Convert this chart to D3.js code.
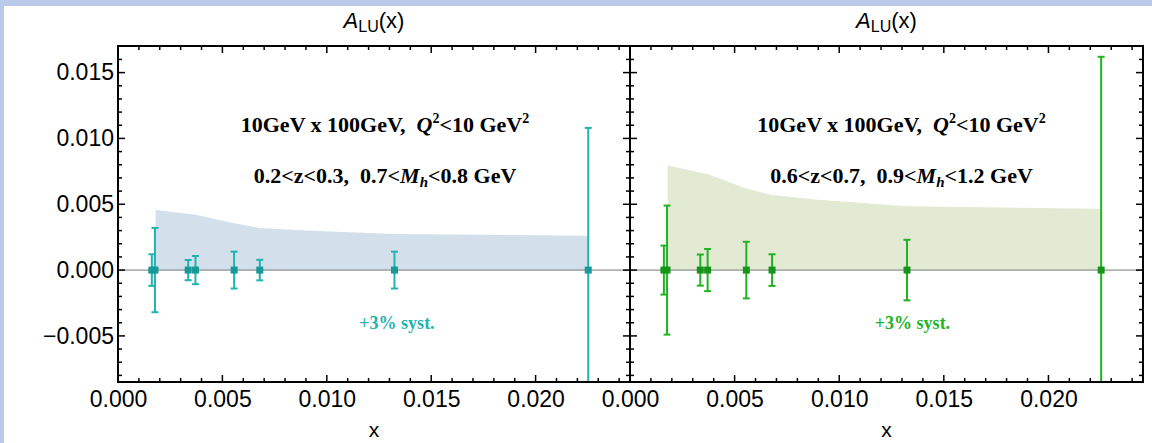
<!DOCTYPE html>
<html><head><meta charset="utf-8">
<script src="https://cdn.jsdelivr.net/npm/d3@7"></script>
<style>
body{margin:0;background:#b9cbe8;}
svg{display:block;}
text{white-space:pre;}
</style></head>
<body>
<svg id="c" width="1152" height="443"></svg>
<script>
// ---- data ----
const xPoints = [0.00162, 0.00177, 0.00336, 0.00371, 0.00556, 0.00679, 0.01324, 0.02252];
const leftVals = [0, 0, 0, 0, 0, 0, 0, 0];
const leftErr = [0.0012, 0.0032, 0.00077, 0.00107, 0.0014, 0.00078, 0.0014, 0.0108];
const rightVals = [0, 0, 0, 0, 0, 0, 0, 0];
const rightErr = [0.00186, 0.0049, 0.00118, 0.0016, 0.00215, 0.0012, 0.0023, 0.0162];
const leftBandX = [0.00180, 0.00371, 0.00556, 0.00679, 0.0090, 0.01324, 0.02252];
const leftBandY = [0.00456, 0.00420, 0.00355, 0.00320, 0.00300, 0.00275, 0.00260];
const rightBandX = [0.00180, 0.00340, 0.00371, 0.00556, 0.00679, 0.0090, 0.01324, 0.02252];
const rightBandY = [0.00795, 0.00740, 0.00730, 0.00620, 0.00570, 0.00535, 0.00485, 0.00465];
const xTicks = [0, 0.005, 0.010, 0.015, 0.020];
const yTicks = [-0.005, 0, 0.005, 0.010, 0.015];
const xDomain = [0, 0.02452];
const yDomain = [-0.0085, 0.01702];
const panels = [
  {x0:118, x1:630, vals:leftVals, err:leftErr, bx:leftBandX, by:leftBandY,
   line:"#1fb4b1", mark:"#159a97", band:"#d3dfea",
   l1:"0.2<z<0.3,  0.7<", l2:"<0.8 GeV", dx:11, sx:23, showY:true},
  {x0:630, x1:1143, vals:rightVals, err:rightErr, bx:rightBandX, by:rightBandY,
   line:"#22b322", mark:"#15961a", band:"#e2ead3",
   l1:"0.6<z<0.7,  0.9<", l2:"<1.2 GeV", dx:15, sx:26, showY:false}
];
const yTop = 46, yBot = 382;
const sans = "'Liberation Sans', Arial, sans-serif";
const serif = "'Liberation Serif', 'Times New Roman', serif";

const svg = d3.select("#c");
svg.append("rect").attr("x",4).attr("y",6).attr("width",1148).attr("height",437).attr("fill","#fff");

const y = d3.scaleLinear().domain(yDomain).range([yBot, yTop]);
const fmt = d3.format(".3f");
const minor = d3.range(-0.008, 0.0171, 0.001).map(v=>+v.toFixed(4));
const xMinor = d3.range(0, 0.0245, 0.001).map(v=>+v.toFixed(4));

panels.forEach(p=>{
  const x = d3.scaleLinear().domain(xDomain).range([p.x0, p.x1]);
  const g = svg.append("g");
  const cx = (p.x0+p.x1)/2;

  // band
  const area = d3.area().x((d,i)=>x(p.bx[i])).y0(y(0)).y1((d,i)=>y(p.by[i]));
  g.append("path").datum(p.bx).attr("d", area).attr("fill", p.band);

  // zero line
  g.append("line").attr("x1",p.x0).attr("x2",p.x1).attr("y1",y(0)).attr("y2",y(0))
    .attr("stroke","#777").attr("stroke-width",1);

  // error bars
  const clipId = "clip"+p.x0;
  svg.append("clipPath").attr("id",clipId).append("rect")
    .attr("x",p.x0).attr("y",yTop).attr("width",p.x1-p.x0).attr("height",yBot-yTop);
  const eb = g.append("g").attr("clip-path",`url(#${clipId})`);
  xPoints.forEach((xv,i)=>{
    const px = x(xv), v = p.vals[i], e = p.err[i];
    eb.append("line").attr("x1",px).attr("x2",px).attr("y1",y(v-e)).attr("y2",y(v+e))
      .attr("stroke",p.line).attr("stroke-width",2);
    [v-e, v+e].forEach(c=>{
      eb.append("line").attr("x1",px-3.5).attr("x2",px+3.5).attr("y1",y(c)).attr("y2",y(c))
        .attr("stroke",p.line).attr("stroke-width",2);
    });
  });
  xPoints.forEach((xv,i)=>{
    const px = x(xv);
    eb.append("rect").attr("x",px-3.5).attr("y",y(p.vals[i])-3.5).attr("width",7).attr("height",7)
      .attr("fill",p.mark);
  });

  // bottom axis labels
  const axB = d3.axisBottom(x).tickValues(xTicks).tickFormat(fmt).tickSize(0).tickPadding(9);
  const gb = g.append("g").attr("transform",`translate(0,${yBot})`).call(axB);
  gb.select(".domain").remove();
  gb.selectAll("text").attr("font-family",sans).attr("font-size",23).attr("fill","#000");

  // inside ticks on all four sides
  const tickG = g.append("g").attr("stroke","#000").attr("stroke-width",1.5);
  xMinor.forEach(v=>{
    const major = xTicks.some(t=>Math.abs(t-v)<1e-7);
    const L = major?7:4;
    tickG.append("line").attr("x1",x(v)).attr("x2",x(v)).attr("y1",yBot).attr("y2",yBot-L);
    tickG.append("line").attr("x1",x(v)).attr("x2",x(v)).attr("y1",yTop).attr("y2",yTop+L);
  });
  minor.forEach(v=>{
    if (v < yDomain[0] || v > yDomain[1]) return;
    const major = yTicks.some(t=>Math.abs(t-v)<1e-7);
    const L = major?7:4;
    tickG.append("line").attr("x1",p.x0).attr("x2",p.x0+L).attr("y1",y(v)).attr("y2",y(v));
    tickG.append("line").attr("x1",p.x1).attr("x2",p.x1-L).attr("y1",y(v)).attr("y2",y(v));
  });

  if (p.showY){
    const axL = d3.axisLeft(y).tickValues(yTicks).tickSize(0).tickPadding(4)
      .tickFormat(d=> (d<0?"\u2212":"") + fmt(Math.abs(d)));
    const gl = g.append("g").attr("transform",`translate(${p.x0},0)`).call(axL);
    gl.select(".domain").remove();
    gl.selectAll("text").attr("font-family",sans).attr("font-size",23).attr("fill","#000");
  }

  // frame
  g.append("rect").attr("x",p.x0).attr("y",yTop).attr("width",p.x1-p.x0).attr("height",yBot-yTop)
    .attr("fill","none").attr("stroke","#000").attr("stroke-width",2);

  // title
  const t = g.append("text").attr("x",cx).attr("y",28).attr("text-anchor","middle")
    .attr("font-family",sans).attr("font-size",22);
  t.append("tspan").attr("font-style","italic").text("A");
  t.append("tspan").attr("font-size",16).attr("dy",4).text("LU");
  t.append("tspan").attr("dy",-4).text("(x)");

  // x label
  g.append("text").attr("x",cx).attr("y",437).attr("text-anchor","middle")
    .attr("font-family",sans).attr("font-size",21).text("x");

  // annotations
  const a1 = g.append("text").attr("x",cx+p.dx).attr("y",132).attr("text-anchor","middle")
    .attr("font-family",serif).attr("font-weight","bold").attr("font-size",22);
  a1.append("tspan").text("10GeV x 100GeV,  ");
  a1.append("tspan").attr("font-style","italic").text("Q");
  a1.append("tspan").attr("font-size",14).attr("dy",-9).text("2");
  a1.append("tspan").attr("dy",9).text("<10 GeV");
  a1.append("tspan").attr("font-size",14).attr("dy",-9).text("2");

  const a2 = g.append("text").attr("x",cx+p.dx).attr("y",183).attr("text-anchor","middle")
    .attr("font-family",serif).attr("font-weight","bold").attr("font-size",22);
  a2.append("tspan").text(p.l1);
  a2.append("tspan").attr("font-style","italic").text("M");
  a2.append("tspan").attr("font-style","italic").attr("font-size",15).attr("dy",4).text("h");
  a2.append("tspan").attr("dy",-4).text(p.l2);

  g.append("text").attr("x",cx+p.sx).attr("y",329).attr("text-anchor","middle")
    .attr("font-family",serif).attr("font-weight","bold").attr("font-size",18).attr("fill",p.line)
    .text("+3% syst.");
});
</script>
</body></html>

##########

▸ Aim of the exercise
Each line of the data should be quoted exactly, with pictures left out.

▸ Answer to the exercise
Convert this chart to D3.js code.
<!DOCTYPE html>
<html><head><meta charset="utf-8">
<script src="https://cdn.jsdelivr.net/npm/d3@7"></script>
<style>
body{margin:0;background:#b9cbe8;}
svg{display:block;}
text{white-space:pre;}
</style></head>
<body>
<svg id="c" width="1152" height="443"></svg>
<script>
// ---- data ----
const xPoints = [0.00162, 0.00177, 0.00336, 0.00371, 0.00556, 0.00679, 0.01324, 0.02252];
const leftVals = [0, 0, 0, 0, 0, 0, 0, 0];
const leftErr = [0.0012, 0.0032, 0.00077, 0.00107, 0.0014, 0.00078, 0.0014, 0.0108];
const rightVals = [0, 0, 0, 0, 0, 0, 0, 0];
const rightErr = [0.00186, 0.0049, 0.00118, 0.0016, 0.00215, 0.0012, 0.0023, 0.0162];
const leftBandX = [0.00180, 0.00371, 0.00556, 0.00679, 0.0090, 0.01324, 0.02252];
const leftBandY = [0.00456, 0.00420, 0.00355, 0.00320, 0.00300, 0.00275, 0.00260];
const rightBandX = [0.00180, 0.00340, 0.00371, 0.00556, 0.00679, 0.0090, 0.01324, 0.02252];
const rightBandY = [0.00795, 0.00740, 0.00730, 0.00620, 0.00570, 0.00535, 0.00485, 0.00465];
const xTicks = [0, 0.005, 0.010, 0.015, 0.020];
const yTicks = [-0.005, 0, 0.005, 0.010, 0.015];
const xDomain = [0, 0.02452];
const yDomain = [-0.0085, 0.01702];
const panels = [
  {x0:118, x1:630, vals:leftVals, err:leftErr, bx:leftBandX, by:leftBandY,
   line:"#1fb4b1", mark:"#159a97", band:"#d3dfea",
   l1:"0.2<z<0.3,  0.7<", l2:"<0.8 GeV", dx:11, sx:23, showY:true},
  {x0:630, x1:1143, vals:rightVals, err:rightErr, bx:rightBandX, by:rightBandY,
   line:"#22b322", mark:"#15961a", band:"#e2ead3",
   l1:"0.6<z<0.7,  0.9<", l2:"<1.2 GeV", dx:15, sx:26, showY:false}
];
const yTop = 46, yBot = 382;
const sans = "'Liberation Sans', Arial, sans-serif";
const serif = "'Liberation Serif', 'Times New Roman', serif";

const svg = d3.select("#c");
svg.append("rect").attr("x",4).attr("y",6).attr("width",1148).attr("height",437).attr("fill","#fff");

const y = d3.scaleLinear().domain(yDomain).range([yBot, yTop]);
const fmt = d3.format(".3f");
const minor = d3.range(-0.008, 0.0171, 0.001).map(v=>+v.toFixed(4));
const xMinor = d3.range(0, 0.0245, 0.001).map(v=>+v.toFixed(4));

panels.forEach(p=>{
  const x = d3.scaleLinear().domain(xDomain).range([p.x0, p.x1]);
  const g = svg.append("g");
  const cx = (p.x0+p.x1)/2;

  // band
  const area = d3.area().x((d,i)=>x(p.bx[i])).y0(y(0)).y1((d,i)=>y(p.by[i]));
  g.append("path").datum(p.bx).attr("d", area).attr("fill", p.band);

  // zero line
  g.append("line").attr("x1",p.x0).attr("x2",p.x1).attr("y1",y(0)).attr("y2",y(0))
    .attr("stroke","#777").attr("stroke-width",1);

  // error bars
  const clipId = "clip"+p.x0;
  svg.append("clipPath").attr("id",clipId).append("rect")
    .attr("x",p.x0).attr("y",yTop).attr("width",p.x1-p.x0).attr("height",yBot-yTop);
  const eb = g.append("g").attr("clip-path",`url(#${clipId})`);
  xPoints.forEach((xv,i)=>{
    const px = x(xv), v = p.vals[i], e = p.err[i];
    eb.append("line").attr("x1",px).attr("x2",px).attr("y1",y(v-e)).attr("y2",y(v+e))
      .attr("stroke",p.line).attr("stroke-width",2);
    [v-e, v+e].forEach(c=>{
      eb.append("line").attr("x1",px-3.5).attr("x2",px+3.5).attr("y1",y(c)).attr("y2",y(c))
        .attr("stroke",p.line).attr("stroke-width",2);
    });
  });
  xPoints.forEach((xv,i)=>{
    const px = x(xv);
    eb.append("rect").attr("x",px-3.5).attr("y",y(p.vals[i])-3.5).attr("width",7).attr("height",7)
      .attr("fill",p.mark);
  });

  // bottom axis labels
  const axB = d3.axisBottom(x).tickValues(xTicks).tickFormat(fmt).tickSize(0).tickPadding(9);
  const gb = g.append("g").attr("transform",`translate(0,${yBot})`).call(axB);
  gb.select(".domain").remove();
  gb.selectAll("text").attr("font-family",sans).attr("font-size",23).attr("fill","#000");

  // inside ticks on all four sides
  const tickG = g.append("g").attr("stroke","#000").attr("stroke-width",1.5);
  xMinor.forEach(v=>{
    const major = xTicks.some(t=>Math.abs(t-v)<1e-7);
    const L = major?7:4;
    tickG.append("line").attr("x1",x(v)).attr("x2",x(v)).attr("y1",yBot).attr("y2",yBot-L);
    tickG.append("line").attr("x1",x(v)).attr("x2",x(v)).attr("y1",yTop).attr("y2",yTop+L);
  });
  minor.forEach(v=>{
    if (v < yDomain[0] || v > yDomain[1]) return;
    const major = yTicks.some(t=>Math.abs(t-v)<1e-7);
    const L = major?7:4;
    tickG.append("line").attr("x1",p.x0).attr("x2",p.x0+L).attr("y1",y(v)).attr("y2",y(v));
    tickG.append("line").attr("x1",p.x1).attr("x2",p.x1-L).attr("y1",y(v)).attr("y2",y(v));
  });

  if (p.showY){
    const axL = d3.axisLeft(y).tickValues(yTicks).tickSize(0).tickPadding(4)
      .tickFormat(d=> (d<0?"\u2212":"") + fmt(Math.abs(d)));
    const gl = g.append("g").attr("transform",`translate(${p.x0},0)`).call(axL);
    gl.select(".domain").remove();
    gl.selectAll("text").attr("font-family",sans).attr("font-size",23).attr("fill","#000");
  }

  // frame
  g.append("rect").attr("x",p.x0).attr("y",yTop).attr("width",p.x1-p.x0).attr("height",yBot-yTop)
    .attr("fill","none").attr("stroke","#000").attr("stroke-width",2);

  // title
  const t = g.append("text").attr("x",cx).attr("y",28).attr("text-anchor","middle")
    .attr("font-family",sans).attr("font-size",22);
  t.append("tspan").attr("font-style","italic").text("A");
  t.append("tspan").attr("font-size",16).attr("dy",4).text("LU");
  t.append("tspan").attr("dy",-4).text("(x)");

  // x label
  g.append("text").attr("x",cx).attr("y",437).attr("text-anchor","middle")
    .attr("font-family",sans).attr("font-size",21).text("x");

  // annotations
  const a1 = g.append("text").attr("x",cx+p.dx).attr("y",132).attr("text-anchor","middle")
    .attr("font-family",serif).attr("font-weight","bold").attr("font-size",22);
  a1.append("tspan").text("10GeV x 100GeV,  ");
  a1.append("tspan").attr("font-style","italic").text("Q");
  a1.append("tspan").attr("font-size",14).attr("dy",-9).text("2");
  a1.append("tspan").attr("dy",9).text("<10 GeV");
  a1.append("tspan").attr("font-size",14).attr("dy",-9).text("2");

  const a2 = g.append("text").attr("x",cx+p.dx).attr("y",183).attr("text-anchor","middle")
    .attr("font-family",serif).attr("font-weight","bold").attr("font-size",22);
  a2.append("tspan").text(p.l1);
  a2.append("tspan").attr("font-style","italic").text("M");
  a2.append("tspan").attr("font-style","italic").attr("font-size",15).attr("dy",4).text("h");
  a2.append("tspan").attr("dy",-4).text(p.l2);

  g.append("text").attr("x",cx+p.sx).attr("y",329).attr("text-anchor","middle")
    .attr("font-family",serif).attr("font-weight","bold").attr("font-size",18).attr("fill",p.line)
    .text("+3% syst.");
});
</script>
</body></html>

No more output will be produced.